Verbless poetry is poetry written without the use of verbs.

From A Poet’s Glossary

The following definition of the term verbless poetry is reprinted from A Poet's Glossary by Edward Hirsch.

Poems without verbs. On one hand, the verbless poem can create a static quality, a sense of the arrested moment, which is why it has appealed to poets who write haiku and other types of imagist poems. For example, Ezra Pound’s defining imagist poem, “In a Station of the Metro,” consists of fourteen words without a verb. It juxtaposes two images without a comment, suggesting rather than stating the relationship, and in the process freezes a moment in time. Here is the original version that first appeared in Poetry: A Magazine of Verse (April 1913):

     The apparition  of these faces in     the crowd :
     Petals  on a wet, black bough

On the other hand, the verbless construction can give, as the linguist Otto Jespersen points out in “The Role of the Verb (1911),” “a very definite impression of motion.” That’s why verbless constructions especially appealed to the futurists, such as F. T. Marinetti (1876–1944), who eliminated verbs in order to create a sense of telegraphic communication in a furiously changing world.

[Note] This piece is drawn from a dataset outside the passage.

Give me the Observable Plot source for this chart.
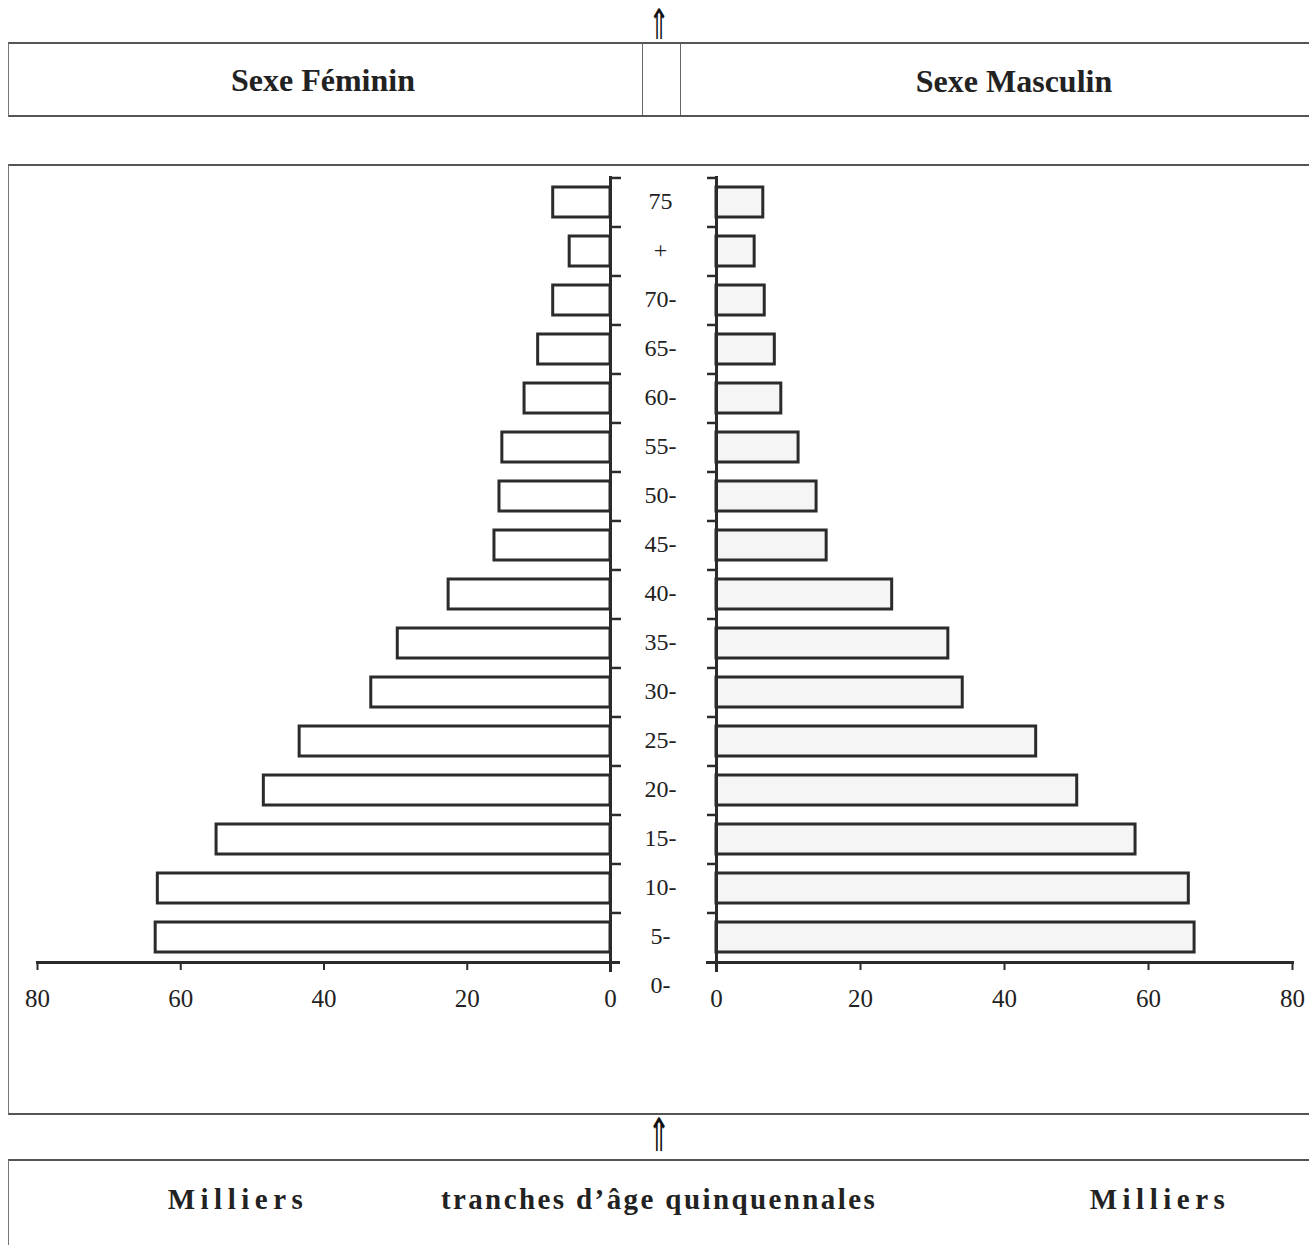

Both verbless modes, the static and the dynamic, have been employed in Russian literature, which has an unusually strong tradition of verbless poetry. On the epiphanic side: two of the most well-known lyrics by the Parnassian Afansii Fet are verbless poems, “Storm in the evening sky . . .” (1842) and “Whispers, timid breathing . . .” (1850), which are impressionistic word pictures, stopped moments. On the hyperkinetic side: the Russian imaginists (1918–1925) created a sense of dynamism in verbless poems that consisted of long strings of startling images and metaphors.